講演情報
[03心-ポ-14]教員養成学部生を対象とした少人数クラスにおける体育指導効力感尺度の開発
*藤田 勉1 (1. 鹿児島大学)
本研究の目的は教員養成学部に在籍する学生を対象とした小学校体育における指導効力感尺度を作成することであった。既に体育指導効力感尺度(白幡ほか, 2021)はあるが、複式学級のように少人数且つ異学年と一緒に実施する場合の個人差を想定した尺度はない。本研究は学生に複式学級の指導についてイメージを持ってもらうための演習・実習を開講し、効果を検証する尺度を作成するものである。研究方法は教員養成学部の大学生187名を対象とした質問紙法であった。尺度作成については、NTSES(Skaalvik and Skaalvik, 2007)の下位尺度である教示尺度の内容を参考し、内容的妥当性として個人差の指導に関する内容が項目に含まれることを考慮した。なお、対象者は、学生であるため、調査の実施にあたり、質問紙の教示文には指導することを想定して回答するよう記述した。得られたデータの因子的妥当性を検討するため、探索的因子分析を実施したところ、4項目1因子構造となり、検証的因子分析により因子モデルとデータの適合度は良好な値(GFI=1.00, CFI=1.00, RMSEA=0.00)が示された。また、各項目の因子負荷量は、0.50以上であった。尺度の基準関連妥当性の検討するため、白幡ほか(2021)の下位尺度である基礎的知識実践尺度との相関係数を算出したところ、高い正の相関(r=0.77)が示された。
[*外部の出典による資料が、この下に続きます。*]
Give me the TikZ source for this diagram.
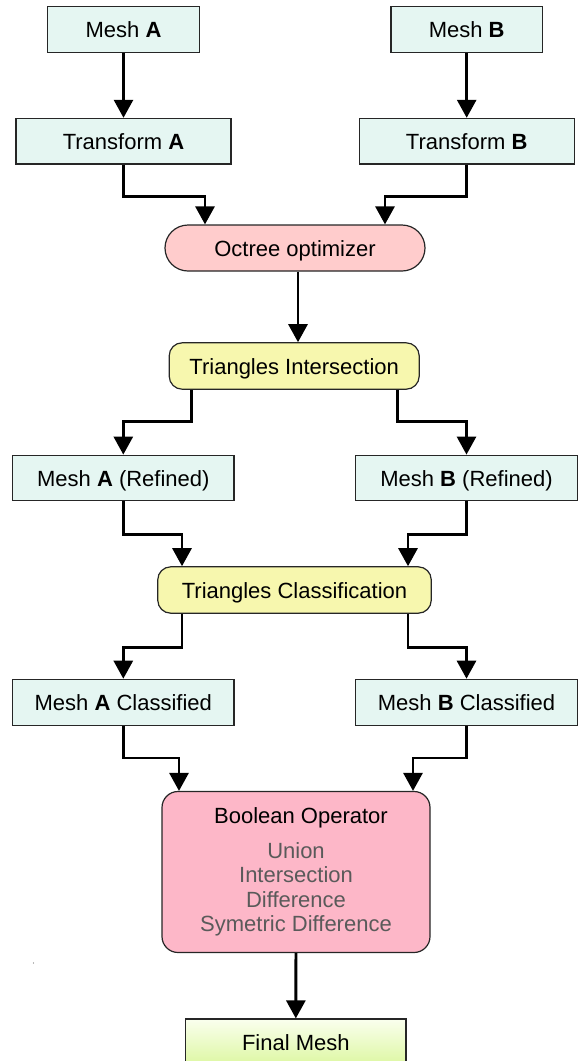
\documentclass[tikz,border=0pt]{standalone}
\usepackage{fontspec}
\setmainfont{Liberation Sans}
\usetikzlibrary{arrows.meta}

\definecolor{meshfill}{HTML}{E5F6F2}
\definecolor{octfill}{HTML}{FFCCCC}
\definecolor{procfill}{HTML}{F7F7AE}
\definecolor{boolfill}{HTML}{FDB7C8}
\definecolor{finaltop}{HTML}{FAFFEE}
\definecolor{finalbot}{HTML}{DDF7A2}
\definecolor{optext}{HTML}{5A5A5A}

\begin{document}
\begin{tikzpicture}[x=1pt,y=-1pt,
		font=\fontsize{22}{24.5}\selectfont,
		box/.style={draw=black!85,line width=1.2pt,inner sep=0pt},
		line/.style={box,minimum height=45.6pt,text height=16pt,text depth=0pt},
		mesh/.style={line,fill=meshfill},
		proc/.style={line,fill=procfill,rounded corners=13pt,minimum height=46.4pt},
		arr/.style={-{Triangle[length=18pt,width=19pt]},line width=2.8pt}]
			\useasboundingbox (0,0) rectangle (578,1061);
			\clip (0,0) rectangle (578,1061);
			
			\node[mesh,minimum width=151.6pt] (meshA) at (123.5,29.5) {Mesh \textbf{A}};
			\node[mesh,minimum width=151.6pt] (meshB) at (466.7,29.5) {Mesh \textbf{B}};
			\node[mesh,minimum width=215pt] (transA) at (123.5,141.2) {Transform \textbf{A}};
			\node[mesh,minimum width=215pt] (transB) at (466.7,141.2) {Transform \textbf{B}};
			\node[line,fill=octfill,rounded corners=23pt,minimum width=260pt,minimum height=46pt] (oct) at (295,248) {Octree optimizer};
			\node[proc,minimum width=250pt] (ti) at (294.2,366) {Triangles Intersection};
			\node[mesh,minimum width=221.4pt] (refA) at (123.3,478) {Mesh \textbf{A} (Refined)};
			\node[mesh,minimum width=221.4pt] (refB) at (466.5,478) {Mesh \textbf{B} (Refined)};
			\node[proc,minimum width=273.5pt] (tc) at (294.5,590) {Triangles Classification};
			\node[mesh,minimum width=221.4pt,minimum height=46.4pt] (clsA) at (123.3,702.5) {Mesh \textbf{A} Classified};
			\node[mesh,minimum width=221.4pt,minimum height=46.4pt] (clsB) at (466.5,702.5) {Mesh \textbf{B} Classified};
			\node[box,fill=boolfill,text=optext,rounded corners=16pt,minimum width=268pt,minimum height=161pt,align=center] (boolop) at (296,872)
				{\hspace*{10pt}\textcolor{black}{Boolean Operator}\\[10.5pt]Union\\Intersection\\Difference\\Symetric Difference};
			\node[line,top color=finaltop,bottom color=finalbot,minimum width=220.3pt,minimum height=46pt] (final) at (295.8,1042) {Final Mesh};
			
			\fill[black!55] (33.5,963) circle[radius=0.7pt];
			
			\path[arr]
			(meshA) edge (transA)
			(meshB) edge (transB)
			(boolop) edge (final);
			
			\draw[arr] (transA.south) -- ++(0,32) -| ([xshift=-90pt]oct.north);
			\draw[arr] (transB.south) -- ++(0,32) -| ([xshift=90pt]oct.north);
			\draw[arr] ([xshift=3pt]oct.south) -- ([xshift=3pt]oct.south |- ti.north);
			\draw[arr] ([xshift=-102.5pt]ti.south) -- ++(0,32) -| (refA.north);
			\draw[arr] ([xshift=103.5pt]ti.south) -- ++(0,32) -| (refB.north);
			\draw[arr] (refA.south) -- ++(0,33) -| ([xshift=-112.5pt]tc.north);
			\draw[arr] (refB.south) -- ++(0,33) -| ([xshift=113.5pt]tc.north);
			\draw[arr] ([xshift=-112.5pt]tc.south) -- ++(0,34) -| (clsA.north);
			\draw[arr] ([xshift=113.5pt]tc.south) -- ++(0,34) -| (clsB.north);
			\draw[arr] (clsA.south) -- ++(0,31.6) -| ([xshift=-117pt]boolop.north);
			\draw[arr] (clsB.south) -- ++(0,31.6) -| ([xshift=117pt]boolop.north);
		\end{tikzpicture}
\end{document}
次に、尺度の信頼性を検討するため、内的整合性を算出したところ、高い値(α=0.79)が示された。これらのことは尺度の妥当性と信頼性が認められたことを意味する。尺度得点について、学年、性別、所属学科、スポーツ経験等、属性による影響を重回帰分析により検討したところ、所属学科(保健体育orそれ以外)からの影響指数が高く、保健体育科の学生が高いことが示された。今後は、演習・実習を通して本尺度の利用可能性を検討していく。